We apply a value sketch in two easy steps:
  1. Apply a dark wash over the mini to darken the recesses.
  2. Apply a light drybrush over the mini to lighten the high areas.  
Note:  dark washes usually dry lighter than they start.
A wash is paint thinned down to the point that it's a) very translucent, and b) very thin.  You can get fancy with them but for this particular application it doesn't have to be super precise.  One part black paint to like four parts water should work.  Note that how much not-paint you need will depend on your not-paint and your paint but you'll figure this out with time.  Sub one or two of those parts of water with thinner or flow improver if you have any--it'll help the paint stay paint.  Washes get into the deep areas of the fig and darken them as if in shadow.  We want to work it into all the nooks and crannies we'd fill with butter if it were an English muffin.

Slap your newly made wash all over your model with whatever brush you have handy but not super heavily and not your chunky brush--we need that guy for the next step.  You do not need to be super careful with this step, but you will need to wait for it to dry completely.  Sorry.  When it's done you should have a mini that's darker in the recesses than the primer color and is generally darker overall.  If you end up with too much wash on your fig, it'll dry in ugly stains.  This is less of a problem because we're about to cover some of it up, just slow your roll next time, OK?

One down, one to go!
These sculpts re really nice!
The next step is to apply a drybrush to add your vertex lighting.  Take your chunky brush you don't mind destroying (I use an eye shadow brush from the dollar store), get some light paint on it, like an off-white or actual white, then wipe most of it off on a piece of paper towel.  You want your brush to only be holding onto the barest traces of paint.  When I started, this seemed to me like a terrific waste of paint but it does work.  I got over it.  If you run it over your hand, it should pick out your skin texture but not intrude into the crevices.  If it does get into the crevices, you've got more wiping to do.

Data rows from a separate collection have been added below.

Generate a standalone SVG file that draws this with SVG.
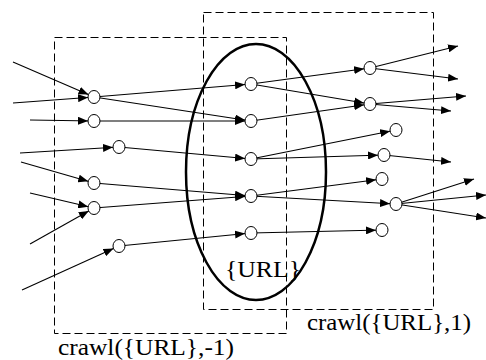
<svg xmlns="http://www.w3.org/2000/svg" width="486" height="360" viewBox="0 0 486 360">
<style>
.box{fill:none;stroke:#000;stroke-width:1;stroke-dasharray:8 4}
.e{stroke:#000;stroke-width:1.1;fill:none}
.n{marker-end:url(#toNode)}
.f{marker-end:url(#free)}
.node{fill:#fff;stroke:#000;stroke-width:1}
.t{font-family:"Liberation Serif","Times New Roman",serif;font-size:23px;fill:#000}
</style>
<defs>
<marker id="toNode" markerUnits="userSpaceOnUse" markerWidth="20" markerHeight="8" refX="16" refY="4" orient="auto"><path d="M0,0 L10,4 L0,8 z" fill="#000"/></marker>
<marker id="free" markerUnits="userSpaceOnUse" markerWidth="10" markerHeight="8" refX="10" refY="4" orient="auto"><path d="M0,0 L10,4 L0,8 z" fill="#000"/></marker>
</defs>
<rect width="486" height="360" fill="#fff"/>
<g id="box-left"><rect class="box" x="54.5" y="37.5" width="232" height="296"/></g>
<g id="box-right"><rect class="box" x="203.5" y="12.5" width="230" height="297"/></g>
<g id="ellipse-url"><ellipse cx="256" cy="172" rx="70" ry="128" fill="none" stroke="#000" stroke-width="2.5"/></g>
<g id="connectors">
<line class="e n" x1="13" y1="62" x2="94" y2="97"/>
<line class="e n" x1="13" y1="103" x2="94" y2="97"/>
<line class="e n" x1="30" y1="120" x2="94" y2="121"/>
<line class="e n" x1="20" y1="153" x2="119" y2="147"/>
<line class="e n" x1="21" y1="162" x2="94" y2="183"/>
<line class="e n" x1="30" y1="193" x2="94" y2="208"/>
<line class="e n" x1="30" y1="244" x2="94" y2="208"/>
<line class="e n" x1="22" y1="290" x2="119" y2="246"/>
<line class="e n" x1="94" y1="97" x2="251" y2="84"/>
<line class="e n" x1="94" y1="97" x2="251" y2="121"/>
<line class="e n" x1="94" y1="121" x2="251" y2="121"/>
<line class="e n" x1="119" y1="147" x2="251" y2="159"/>
<line class="e n" x1="94" y1="183" x2="251" y2="196"/>
<line class="e n" x1="94" y1="208" x2="251" y2="196"/>
<line class="e n" x1="119" y1="246" x2="251" y2="233"/>
<line class="e n" x1="251" y1="84" x2="370" y2="68"/>
<line class="e n" x1="251" y1="84" x2="370" y2="104"/>
<line class="e n" x1="251" y1="121" x2="370" y2="104"/>
<line class="e n" x1="251" y1="159" x2="396" y2="130"/>
<line class="e n" x1="251" y1="159" x2="384" y2="155"/>
<line class="e n" x1="251" y1="196" x2="382" y2="179"/>
<line class="e n" x1="251" y1="196" x2="396" y2="204"/>
<line class="e n" x1="251" y1="233" x2="382" y2="230"/>
<line class="e f" x1="370" y1="68" x2="458" y2="46"/>
<line class="e f" x1="370" y1="68" x2="458" y2="79"/>
<line class="e f" x1="370" y1="104" x2="466" y2="96"/>
<line class="e f" x1="370" y1="104" x2="451" y2="111"/>
<line class="e f" x1="384" y1="155" x2="451" y2="162"/>
<line class="e f" x1="396" y1="204" x2="474" y2="179"/>
<line class="e f" x1="396" y1="204" x2="486" y2="195"/>
<line class="e f" x1="396" y1="204" x2="486" y2="218"/>
</g>
<g id="node-a1"><ellipse class="node" cx="94" cy="97" rx="6" ry="6.5"/></g>
<g id="node-a2"><ellipse class="node" cx="94" cy="121" rx="6" ry="6.5"/></g>
<g id="node-a3"><ellipse class="node" cx="119" cy="147" rx="6" ry="6.5"/></g>
<g id="node-a4"><ellipse class="node" cx="94" cy="183" rx="6" ry="6.5"/></g>
<g id="node-a5"><ellipse class="node" cx="94" cy="208" rx="6" ry="6.5"/></g>
<g id="node-a6"><ellipse class="node" cx="119" cy="246" rx="6" ry="6.5"/></g>
<g id="node-b1"><ellipse class="node" cx="251" cy="84" rx="6" ry="6.5"/></g>
<g id="node-b2"><ellipse class="node" cx="251" cy="121" rx="6" ry="6.5"/></g>
<g id="node-b3"><ellipse class="node" cx="251" cy="159" rx="6" ry="6.5"/></g>
<g id="node-b4"><ellipse class="node" cx="251" cy="196" rx="6" ry="6.5"/></g>
<g id="node-b5"><ellipse class="node" cx="251" cy="233" rx="6" ry="6.5"/></g>
<g id="node-c1"><ellipse class="node" cx="370" cy="68" rx="6" ry="6.5"/></g>
<g id="node-c2"><ellipse class="node" cx="370" cy="104" rx="6" ry="6.5"/></g>
<g id="node-c3"><ellipse class="node" cx="396" cy="130" rx="6" ry="6.5"/></g>
<g id="node-c4"><ellipse class="node" cx="384" cy="155" rx="6" ry="6.5"/></g>
<g id="node-c5"><ellipse class="node" cx="382" cy="179" rx="6" ry="6.5"/></g>
<g id="node-c6"><ellipse class="node" cx="396" cy="204" rx="6" ry="6.5"/></g>
<g id="node-c7"><ellipse class="node" cx="382" cy="230" rx="6" ry="6.5"/></g>
<g id="labels">
<text class="t" x="225" y="277" textLength="76" lengthAdjust="spacingAndGlyphs">{URL}</text>
<text class="t" x="307" y="330" textLength="164" lengthAdjust="spacingAndGlyphs">crawl({URL},1)</text>
<text class="t" x="58" y="355" textLength="176" lengthAdjust="spacingAndGlyphs">crawl({URL},-1)</text>
</g>
</svg>
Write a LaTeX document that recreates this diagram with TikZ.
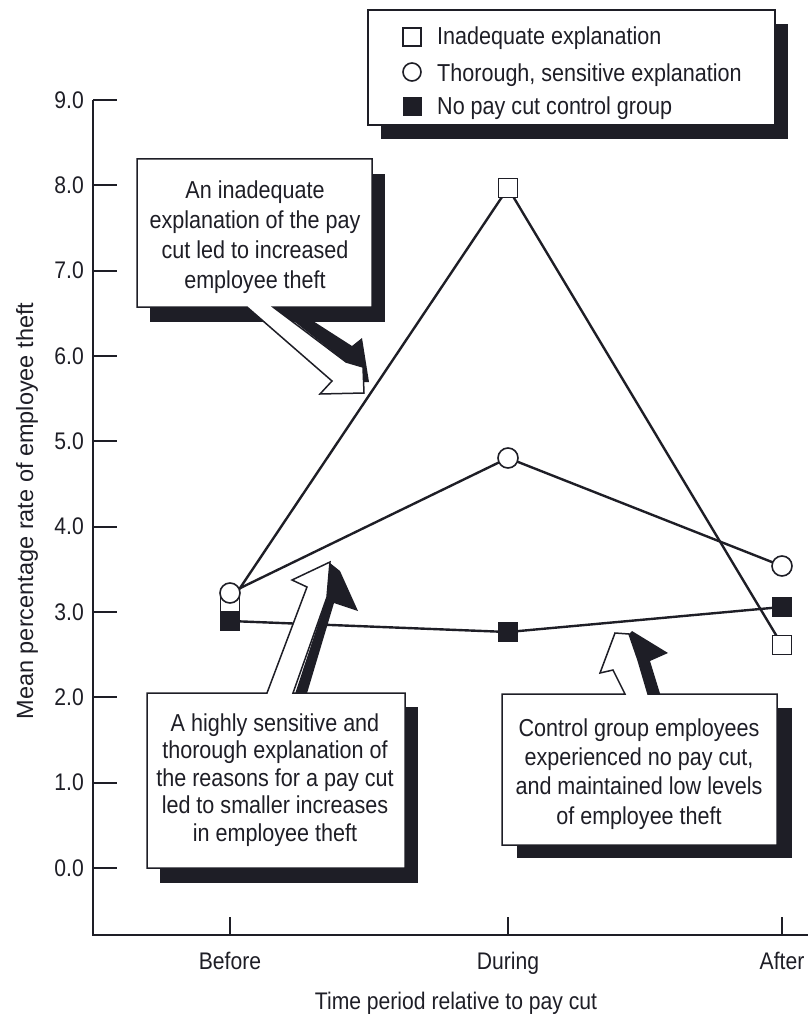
\documentclass[tikz,border=0pt]{standalone}
\usepackage{fontspec}
\setmainfont{Liberation Sans}[FakeStretch=0.88]
\newfontfamily\ytfont{Liberation Sans}
\definecolor{ink}{RGB}{30,30,38}
\pgfdeclarelayer{bg}
\pgfsetlayers{bg,main}
\tikzset{
  osq/.style={rectangle, draw=ink, fill=white, line width=1.6pt, minimum size=19pt, inner sep=0pt},
  ocirc/.style={circle, draw=ink, fill=white, line width=1.6pt, minimum size=20pt, inner sep=0pt},
  fsq/.style={rectangle, draw=ink, fill=ink, line width=1pt, minimum size=19pt, inner sep=0pt},
  dline/.style={draw=ink, line width=2.4pt, line join=round},
  axisline/.style={draw=ink, line width=2pt},
  callout/.style={draw=ink, fill=white, line width=1.5pt, line join=miter},
  shade/.style={fill=ink},
  txt/.style={font=\fontsize{24.5}{30}\selectfont, text=ink, inner sep=0pt, align=center},
  ticklab/.style={font=\fontsize{24}{28}\selectfont, text=ink, inner sep=0pt},
}
\begin{document}
\begin{tikzpicture}[x=1pt,y=-1pt]
\useasboundingbox (0,0) rectangle (808,1024);
% axes
\coordinate (ytop) at (93,100);
\coordinate (orig) at (93,935);
\coordinate (xend) at (808,935);
\draw[axisline] (ytop) -- (orig) -- (xend);
\foreach \k in {0,...,9} {
  \draw[axisline] (93,{868-85.33*\k}) -- (117,{868-85.33*\k});
  \node[ticklab, anchor=east] (yl\k) at (84,{868-85.33*\k}) {\k.0};
}
\foreach \x/\n in {230/Before,508/During,782/After} {
  \draw[axisline] (\x,935) -- (\x,917);
  \node[ticklab, anchor=base] (xl\n) at (\x,969) {\n};
}
\node[ticklab, anchor=base] (xtitle) at (456,1009) {Time period relative to pay cut};
\node[font=\ytfont\fontsize{23.5}{28}\selectfont, text=ink, inner sep=0pt, rotate=90] (ytitle) at (27,511) {Mean percentage rate of employee theft};

% data markers
\node[osq] (i1) at (230,603) {};
\node[osq] (i2) at (508,188) {};
\node[osq] (i3) at (782,645) {};
\node[ocirc] (t1) at (230,593) {};
\node[ocirc] (t2) at (508,458) {};
\node[ocirc] (t3) at (782,566) {};
\node[fsq] (c1) at (230,621) {};
\node[fsq] (c2) at (508,632) {};
\node[fsq] (c3) at (782,607) {};
\begin{pgfonlayer}{bg}
\draw[dline] (i1.center) -- (i2.center) -- (i3.center);
\draw[dline] (t1.center) -- (t2.center) -- (t3.center);
\draw[dline] (c1.center) -- (c2.center) -- (c3.center);
\end{pgfonlayer}

% legend
\fill[shade] (381,24) rectangle (788,139);
\filldraw[callout] (368,10) rectangle (775,125);
\node[osq, minimum size=18pt] (li) at (412,37) {};
\node[ocirc, minimum size=18pt] (lt) at (412,72) {};
\node[fsq, minimum size=18pt] (lc) at (412,107) {};
\node[txt, anchor=base west] (lit) at (437,45) {Inadequate explanation};
\node[txt, anchor=base west] (ltt) at (437,82) {Thorough, sensitive explanation};
\node[txt, anchor=base west] (lct) at (437,115) {No pay cut control group};

% callout 1
\fill[shade] (150,174) rectangle (385,322);
\fill[shade] (273,305) -- (346,362) -- (363,367) -- (364,382) -- (369,382) -- (362,338) -- (352,346) -- (313,321) -- (300,305) -- cycle;
\filldraw[callout] (137,159) -- (372,159) -- (372,307) -- (273,307) -- (346,362) -- (363,367) -- (364,393) -- (320,394) -- (332,381) -- (247,307) -- (137,307) -- cycle;
\node[txt] (note1) at (255,237) {An inadequate\\explanation of the pay\\cut led to increased\\employee theft};

% callout 2
\fill[shade] (160,707) rectangle (418,883);
\fill[shade] (293,700) -- (327,597) -- (330,563) -- (340,571) -- (358,611) -- (334,603) -- (305,700) -- cycle;
\filldraw[callout] (147,693) -- (267,693) -- (307,587) -- (292,580) -- (330,562) -- (327,597) -- (293,693) -- (405,693) -- (405,868) -- (147,868) -- cycle;
\node[txt, font=\fontsize{24.5}{27.5}\selectfont] (note2) at (275,780) {A highly sensitive and\\thorough explanation of\\the reasons for a pay cut\\led to smaller increases\\in employee theft};

% callout 3
\fill[shade] (517,708) rectangle (792,858);
\fill[shade] (648,700) -- (638,660) -- (629,634) -- (632,631) -- (668,653) -- (650,661) -- (662,700) -- cycle;
\filldraw[callout] (502,694) -- (625,694) -- (613,670) -- (600,673) -- (615,633) -- (629,634) -- (638,660) -- (648,694) -- (777,694) -- (777,845) -- (502,845) -- cycle;
\node[txt, font=\fontsize{24.5}{29.3}\selectfont] (note3) at (639,774) {Control group employees\\experienced no pay cut,\\and maintained low levels\\of employee theft};
\end{tikzpicture}
\end{document}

Now you want to very carefully bring the bristly end of the flat brush down across the mini.  Start gently to make sure that you don't have too much paint on it.  It should not streak or leave smudges.  It should only pick out the high points on the model and it will pop out all kinds of detail including every mold line you didn't deal with.  This is probably my favorite part of this technique because it's like a journey of discovery of all the bejangles and cool bits the modelers left for us to admire paint.

When you're applying your drybrush, you want to be super careful of two things:
  1. Try to only have the brush touch the mini on the way down (we don't want to paint the undersides with the highlights)
  2. Focus on the top area of the mini and anything exposed like protruding knees and exposed calves and maybe really big prominent boots
I used an old pot of Reaper "linen" from 2004.
That's the brush I used.  It cost a dollar.
If you do this correctly you'll be mimicking a top down light source.  Interior areas on the fig will be in shadow which will be mostly correct and lower areas, especially those on the underside of things will also be in shadow.  Note that protruding weapons and jangly bits are going to make this harder.  I find that archers in firing poses and folks holding weapons out with both hands (like the gnoll on the left) really muck this up but most folks won't notice.  When you're done you should have a pretty reasonable greyscale figure with recesses and undersides in darkness and stuff on the upper or exposed parts in extreme highlights.

If you set the fig down on the table, the lighting will hopefully look exaggerated but natural.  Note that we want to exaggerate the lighting because these figs are really small and real light doesn't interact with them the way we'd hope.  Otherwise we'd get away with a simple base coating and actual light will sort the rest of it out for us.  The universe doesn't like to cooperate, though.